- WORK TO BE COMPLETED -
Your output is the lines from the first one to the one containing "ax = fig.add_axes([0.062, 0.1835, 0.935, 0.7785])", repeated exactly, with images left out.

>> BEGIN MATERIAL

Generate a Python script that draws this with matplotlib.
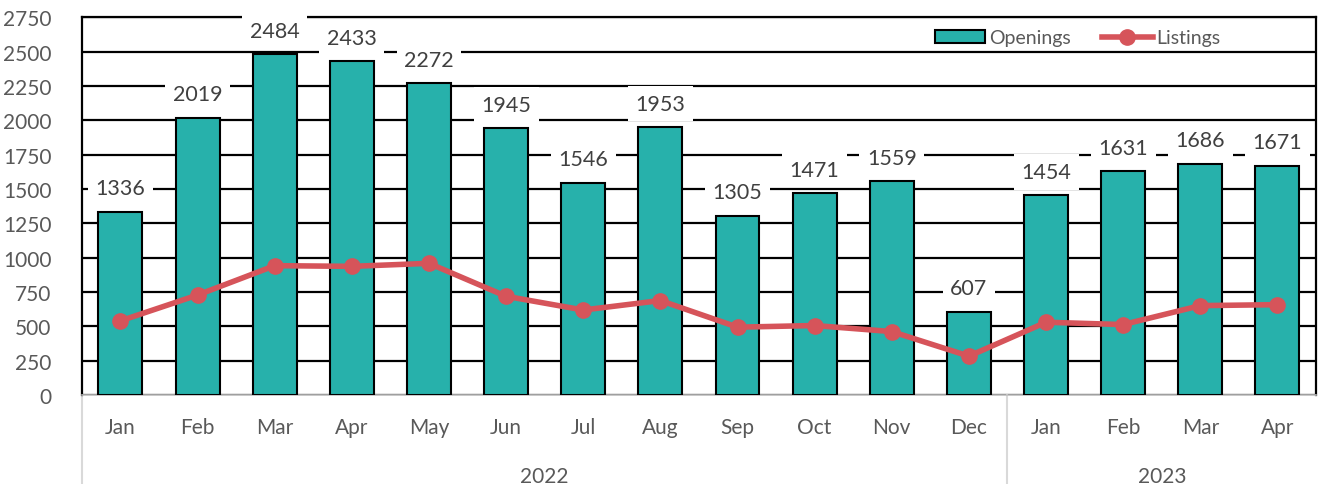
import numpy as np
import matplotlib.pyplot as plt

months = ['Jan', 'Feb', 'Mar', 'Apr', 'May', 'Jun', 'Jul', 'Aug', 'Sep', 'Oct', 'Nov', 'Dec',
          'Jan', 'Feb', 'Mar', 'Apr']
years = ['2022', '2023']
year_spans = [(0, 11), (12, 15)]
openings = [1336, 2019, 2484, 2433, 2272, 1945, 1546, 1953, 1305, 1471, 1559, 607,
            1454, 1631, 1686, 1671]
listings = [540, 728, 942, 937, 959, 719, 619, 688, 494, 506, 462, 283,
            530, 513, 651, 658]

teal = '#27B1AB'
red = '#D6545A'
grey_txt = '#595959'

plt.rcParams['font.family'] = ['Lato', 'DejaVu Sans']

fig = plt.figure(figsize=(13.2, 4.85), dpi=100)
ax = fig.add_axes([0.062, 0.1835, 0.935, 0.7785])

x = np.arange(len(months))
bars = ax.bar(x, openings, width=0.57, color=teal, edgecolor='black', linewidth=1.5,
              zorder=3, label='Openings')
line, = ax.plot(x, listings, color=red, lw=4, marker='o', ms=11, zorder=4, label='Listings')

# data labels with white box so they cut the gridlines
for xi, v in zip(x, openings):
    ax.text(xi, v + 170, str(v), ha='center', va='center', fontsize=15.5, color='#404040',
            bbox=dict(facecolor='white', edgecolor='none', boxstyle='square,pad=0.35'),
            zorder=6, clip_on=False)

ax.set_xlim(-0.5, len(months) - 0.5)
ax.set_ylim(0, 2750)
ax.set_yticks(np.arange(0, 2751, 250))
ax.yaxis.grid(True, color='black', lw=1.6, zorder=0)
ax.set_axisbelow(True)
ax.tick_params(axis='y', length=0, labelsize=15, labelcolor=grey_txt, pad=22)
ax.set_xticks(x)
ax.set_xticklabels(months)
ax.tick_params(axis='x', length=0, labelsize=15, labelcolor=grey_txt, pad=16)

for s in ['top', 'right', 'left']:
    ax.spines[s].set_color('black')
    ax.spines[s].set_linewidth(1.6)
ax.spines['bottom'].set_color('#BFBFBF')
ax.spines['bottom'].set_linewidth(1.2)

# second level of the category axis
tr = ax.get_xaxis_transform()
for xs in [-0.5, 11.5]:
    ax.plot([xs, xs], [0, -0.24], transform=tr, color='#D9D9D9', lw=1.5, clip_on=False)
for yr, (a, b) in zip(years, year_spans):
    ax.text((a + b) / 2, -0.215, yr, transform=tr, ha='center', va='center',
            fontsize=15, color=grey_txt)

ax.legend([bars, line], ['Openings', 'Listings'], loc='center', bbox_to_anchor=(0.807, 0.946),
          ncol=2, frameon=False, fontsize=14, labelcolor=grey_txt, handlelength=2.6,
          handletextpad=0.2, columnspacing=1.6)

fig.savefig('out.png', dpi=100)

>> END MATERIAL

- THE OUTPUT -
Generate a Python script that draws this with matplotlib.
import numpy as np
import matplotlib.pyplot as plt

months = ['Jan', 'Feb', 'Mar', 'Apr', 'May', 'Jun', 'Jul', 'Aug', 'Sep', 'Oct', 'Nov', 'Dec',
          'Jan', 'Feb', 'Mar', 'Apr']
years = ['2022', '2023']
year_spans = [(0, 11), (12, 15)]
openings = [1336, 2019, 2484, 2433, 2272, 1945, 1546, 1953, 1305, 1471, 1559, 607,
            1454, 1631, 1686, 1671]
listings = [540, 728, 942, 937, 959, 719, 619, 688, 494, 506, 462, 283,
            530, 513, 651, 658]

teal = '#27B1AB'
red = '#D6545A'
grey_txt = '#595959'

plt.rcParams['font.family'] = ['Lato', 'DejaVu Sans']

fig = plt.figure(figsize=(13.2, 4.85), dpi=100)
ax = fig.add_axes([0.062, 0.1835, 0.935, 0.7785])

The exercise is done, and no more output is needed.